> [THE PROBLEM]:
Transcribe all the records exactly and omit any images they hold.

> [Charts and diagrams as code]:
+ + + + +
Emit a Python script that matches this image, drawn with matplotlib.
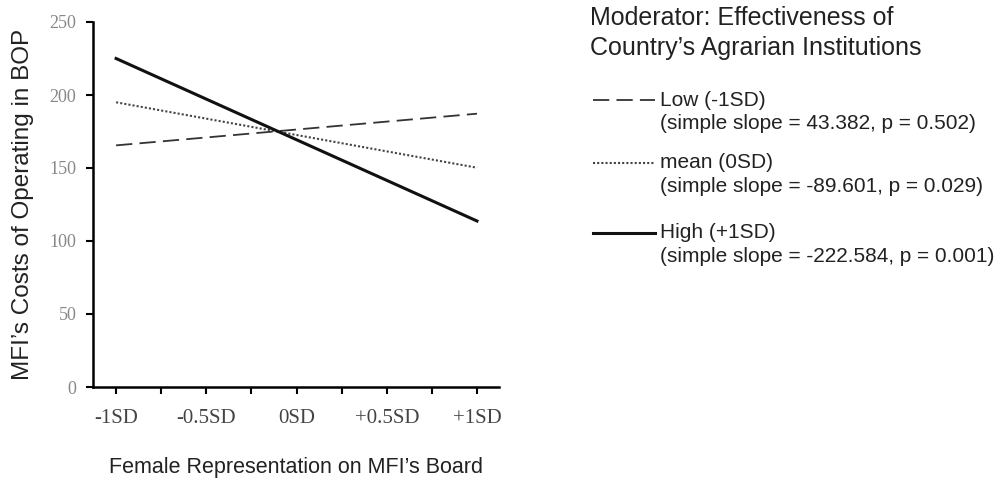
import matplotlib
matplotlib.use('Agg')
import matplotlib.pyplot as plt
from matplotlib.lines import Line2D

# niveis do moderador (-1SD .. +1SD)
x_pontos = [-1, 1]
custos_low = [165.5, 187.2]
custos_mean = [195.0, 150.2]
custos_high = [225.0, 113.7]

x_ticks = [-1, -0.75, -0.5, -0.25, 0, 0.25, 0.5, 0.75, 1]
x_labels = ['-1SD', '', '-0.5SD', '', '0SD', '', '+0.5SD', '', '+1SD']
y_ticks = [0, 50, 100, 150, 200, 250]

rotulos = ['Low (-1SD)', 'mean (0SD)', 'High (+1SD)']
estatisticas = ['(simple slope = 43.382, p = 0.502)',
                '(simple slope = -89.601, p = 0.029)',
                '(simple slope = -222.584, p = 0.001)']
titulo_legenda = ['Moderator: Effectiveness of', 'Country\u2019s Agrarian Institutions']

estilos = [dict(linestyle=(0, (9, 4)), linewidth=1.3, color='#333333'),
           dict(linestyle=(0, (1, 1)), linewidth=1.5, color='#444444'),
           dict(linestyle='-', linewidth=2.2, color='#111111')]

fig = plt.figure(figsize=(10.06, 4.84), dpi=100)
ax = fig.add_axes([93/1006, 1 - 387/484, 406/1006, 365/484])

for serie, est in zip([custos_low, custos_mean, custos_high], estilos):
    ax.plot(x_pontos, serie, **est)

ax.set_xlim(-1.128, 1.122)
ax.set_ylim(0, 250)
ax.set_xticks(x_ticks)
ax.set_xticklabels(x_labels, family='Liberation Serif', fontsize=15, color='#444444')
ax.set_yticks(y_ticks)
ax.set_yticklabels([str(v) for v in y_ticks], family='Liberation Serif', fontsize=13, color='#888888')
for lado in ['top', 'right']:
    ax.spines[lado].set_visible(False)
for lado in ['left', 'bottom']:
    ax.spines[lado].set_linewidth(1.8)
ax.tick_params(axis='both', direction='out', length=5, width=1.5)
ax.tick_params(axis='x', pad=11)
ax.tick_params(axis='y', pad=7)

ax.set_ylabel('MFI\u2019s Costs of Operating in BOP', family='Liberation Sans', fontsize=17.5, color='#222222', labelpad=11)
ax.set_xlabel('Female Representation on MFI\u2019s Board', family='Liberation Sans', fontsize=15.5, color='#222222', labelpad=21)

# legenda manual
W, H = 1006, 484
for linha, yy in zip(titulo_legenda, [18, 48]):
    fig.text(590/W, 1 - yy/H, linha, family='Liberation Sans', fontsize=18,
             color='#222222', va='center', ha='left')
linhas_y = [100, 163, 233]
for i in range(3):
    yy = 1 - linhas_y[i]/H
    fig.add_artist(Line2D([593/W, 655/W], [yy, yy], transform=fig.transFigure, **estilos[i]))
    fig.text(660/W, yy, rotulos[i], family='Liberation Sans', fontsize=15, color='#222222', va='center')
    fig.text(660/W, yy - 23.5/H, estatisticas[i], family='Liberation Sans', fontsize=15, color='#222222', va='center')

plt.savefig('out.png', dpi=100)
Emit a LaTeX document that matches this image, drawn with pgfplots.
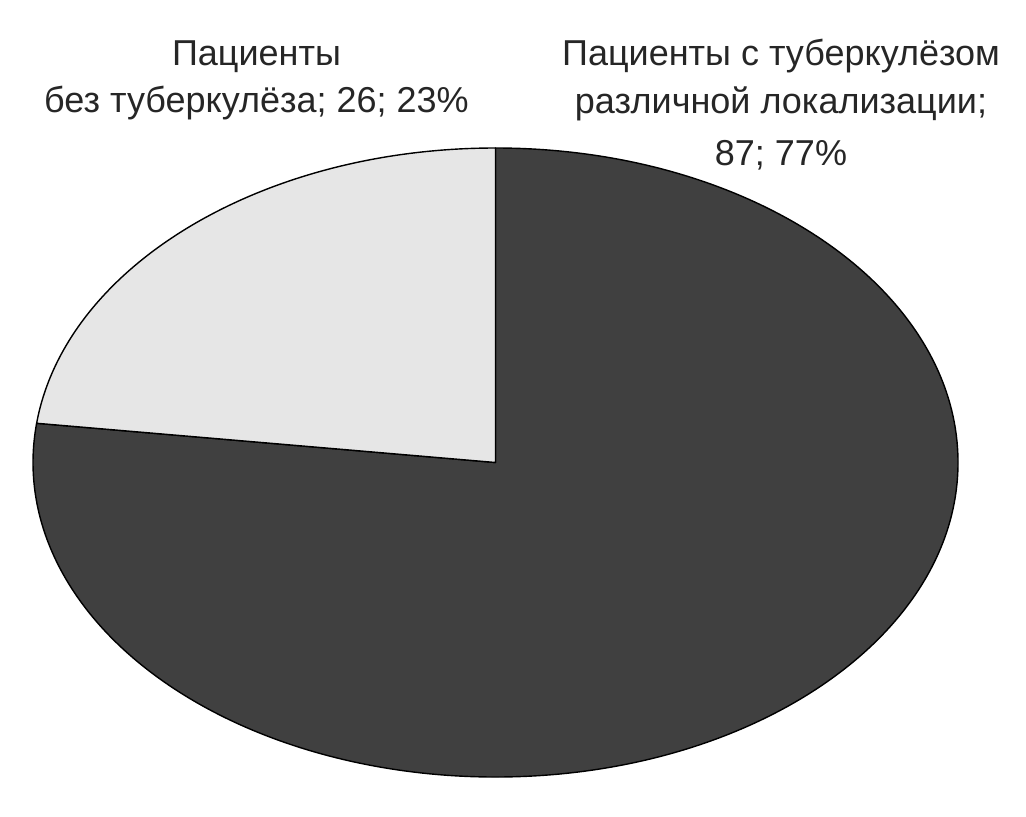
+ + + + +
> [COMPLETE RESPONSE]:
Emit a Python script that matches this image, drawn with matplotlib.
import matplotlib
matplotlib.use('Agg')
import matplotlib.pyplot as plt
from matplotlib.lines import Line2D

# niveis do moderador (-1SD .. +1SD)
x_pontos = [-1, 1]
custos_low = [165.5, 187.2]
custos_mean = [195.0, 150.2]
custos_high = [225.0, 113.7]

x_ticks = [-1, -0.75, -0.5, -0.25, 0, 0.25, 0.5, 0.75, 1]
x_labels = ['-1SD', '', '-0.5SD', '', '0SD', '', '+0.5SD', '', '+1SD']
y_ticks = [0, 50, 100, 150, 200, 250]

rotulos = ['Low (-1SD)', 'mean (0SD)', 'High (+1SD)']
estatisticas = ['(simple slope = 43.382, p = 0.502)',
                '(simple slope = -89.601, p = 0.029)',
                '(simple slope = -222.584, p = 0.001)']
titulo_legenda = ['Moderator: Effectiveness of', 'Country\u2019s Agrarian Institutions']

estilos = [dict(linestyle=(0, (9, 4)), linewidth=1.3, color='#333333'),
           dict(linestyle=(0, (1, 1)), linewidth=1.5, color='#444444'),
           dict(linestyle='-', linewidth=2.2, color='#111111')]

fig = plt.figure(figsize=(10.06, 4.84), dpi=100)
ax = fig.add_axes([93/1006, 1 - 387/484, 406/1006, 365/484])

for serie, est in zip([custos_low, custos_mean, custos_high], estilos):
    ax.plot(x_pontos, serie, **est)

ax.set_xlim(-1.128, 1.122)
ax.set_ylim(0, 250)
ax.set_xticks(x_ticks)
ax.set_xticklabels(x_labels, family='Liberation Serif', fontsize=15, color='#444444')
ax.set_yticks(y_ticks)
ax.set_yticklabels([str(v) for v in y_ticks], family='Liberation Serif', fontsize=13, color='#888888')
for lado in ['top', 'right']:
    ax.spines[lado].set_visible(False)
for lado in ['left', 'bottom']:
    ax.spines[lado].set_linewidth(1.8)
ax.tick_params(axis='both', direction='out', length=5, width=1.5)
ax.tick_params(axis='x', pad=11)
ax.tick_params(axis='y', pad=7)

ax.set_ylabel('MFI\u2019s Costs of Operating in BOP', family='Liberation Sans', fontsize=17.5, color='#222222', labelpad=11)
ax.set_xlabel('Female Representation on MFI\u2019s Board', family='Liberation Sans', fontsize=15.5, color='#222222', labelpad=21)

# legenda manual
W, H = 1006, 484
for linha, yy in zip(titulo_legenda, [18, 48]):
    fig.text(590/W, 1 - yy/H, linha, family='Liberation Sans', fontsize=18,
             color='#222222', va='center', ha='left')
linhas_y = [100, 163, 233]
for i in range(3):
    yy = 1 - linhas_y[i]/H
    fig.add_artist(Line2D([593/W, 655/W], [yy, yy], transform=fig.transFigure, **estilos[i]))
    fig.text(660/W, yy, rotulos[i], family='Liberation Sans', fontsize=15, color='#222222', va='center')
    fig.text(660/W, yy - 23.5/H, estatisticas[i], family='Liberation Sans', fontsize=15, color='#222222', va='center')

plt.savefig('out.png', dpi=100)
Emit a LaTeX document that matches this image, drawn with pgfplots.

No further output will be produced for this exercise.